Question

The thigh bones of each cross-sectional area 10 $c{m^2}$ support the upper part of the human body of mass 40kg. Average pressure sustained by the femurs is:
A) $10\dfrac{N}{{{m^2}}}$
B) $2 \times {10^5}\dfrac{N}{{{m^2}}}$
C) $6 \times {10^{ - 5}}\dfrac{N}{{{m^2}}}$
D) ${10^{ - 3}}\dfrac{N}{{{m^2}}}$

Answer 1

Average pressure is nothing but normal pressure in this case but on two thigh bones. Pressure is the ratio of force to the area. Force is the product of mass and acceleration due to gravity. Area is twice that of a thigh bone as the force is applied on both thighs. The ratio of the force and area calculated gives the pressure sustained by the femurs.
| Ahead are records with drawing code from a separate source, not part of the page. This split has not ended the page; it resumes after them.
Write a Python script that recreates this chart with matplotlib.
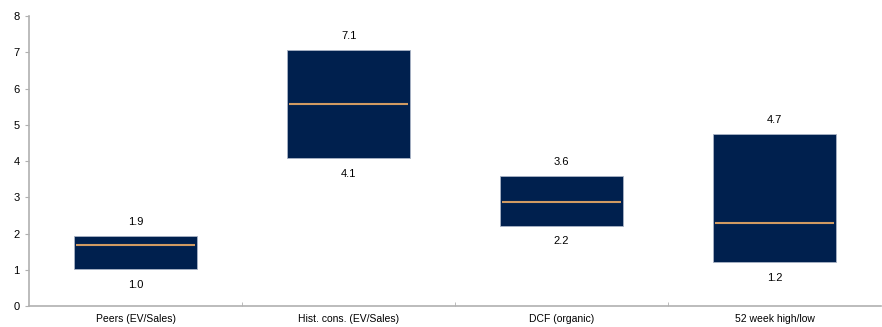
import matplotlib.pyplot as plt
import numpy as np

plt.rcParams['font.family'] = ['Liberation Sans', 'DejaVu Sans']

cats = ["Peers (EV/Sales)", "Hist. cons. (EV/Sales)", "DCF (organic)", "52 week high/low"]
low = [1.03, 4.08, 2.22, 1.21]
high = [1.93, 7.06, 3.58, 4.74]
mid = [1.68, 5.58, 2.87, 2.28]
low_lbl = ["1.0", "4.1", "2.2", "1.2"]
high_lbl = ["1.9", "7.1", "3.6", "4.7"]

fig = plt.figure(figsize=(8.82, 3.27), dpi=100)
ax = fig.add_axes([0.033, 0.064, 0.966, 0.887])

x = np.arange(len(cats))
w = 0.58
ax.bar(x, np.array(high) - np.array(low), bottom=low, width=w,
       color="#00204e", edgecolor="#a9b4c6", linewidth=0.6, zorder=2)
ax.hlines(mid, x - w / 2 + 0.01, x + w / 2 - 0.01, color="#d09a62", linewidth=1.5, zorder=3)

for i in range(len(cats)):
    ax.text(x[i], high[i] + 0.25, high_lbl[i], ha="center", va="bottom", fontsize=8)
    ax.text(x[i], low[i] - 0.3, low_lbl[i], ha="center", va="top", fontsize=8)

ax.set_xlim(-0.5, len(cats) - 0.5)
ax.set_ylim(0, 8)
ax.set_yticks(range(0, 9))
ax.set_xticks(x)
ax.set_xticklabels(cats, fontsize=7.5)
ax.set_xticks(np.arange(0.5, len(cats) - 1, 1), minor=True)
ax.tick_params(axis="x", which="major", length=0, pad=6)
ax.tick_params(axis="x", which="minor", length=3, color="#b0b0b0", direction="in")
ax.tick_params(axis="y", length=3, color="#b0b0b0", labelsize=8, pad=4)
for s in ["top", "right"]:
    ax.spines[s].set_visible(False)
for s in ["left", "bottom"]:
    ax.spines[s].set_color("#b0b0b0")
    ax.spines[s].set_linewidth(1.2)

fig.savefig("out.png", dpi=100)
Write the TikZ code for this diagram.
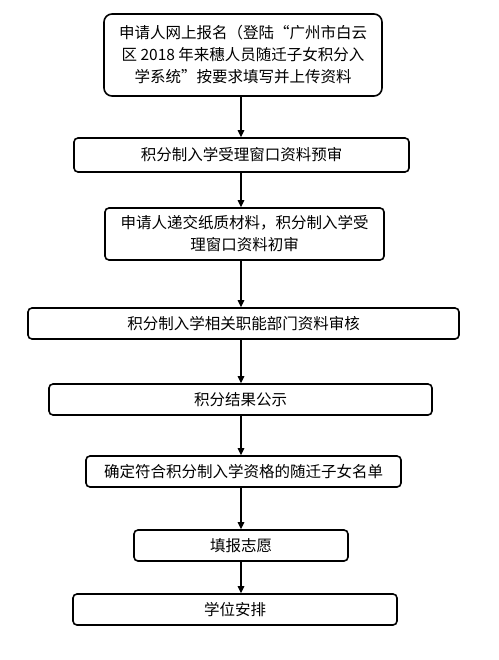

Complete Step-by-step solution
Pressure on a point is defined as force applied over a surface or area. Therefore,
Pressure $= \dfrac{{Force}}{{Area}}$
In this case, force is generated by gravity i.e. it is a gravitational force and it is given by
$F = mg$
M=mass of the body considered
g= acceleration due to gravity
Therefore,
$F = 40 \times 9.81$
F=392.4M
This force is balanced by 2 thigh bones or femurs. The cross-sectional area of 1 femur is 10 $c{m^2}$ . As this force is balanced on 2 femurs, the total area becomes
$A = 2 \times 10 = 20c{m^2}$
As this area is given in $c{m^2}$ , we need to convert it into ${m^2}$ . This is done because the units of force are in Newton which is in the mks system.
$A = 20 \times {10^{ - 4}}{m^2}$
Therefore, the average pressure applied on the femur bone or the thigh bone is given as:
Pressure $= \dfrac{{392.4}}{{20 \times {{10}^{ - 4}}}}$
$P = 19.6 \times {10^4}N/{m^2}$
Average pressure $P = 1.96 \times {10^5}\dfrac{N}{{{m^2}}}$

So, the correct answer is option B.

Note: Average pressure is the same thing as stress applied on a body. Both of these quantities even have the same dimensions, so we have to follow the same approach when we have to find stress developed on the legs.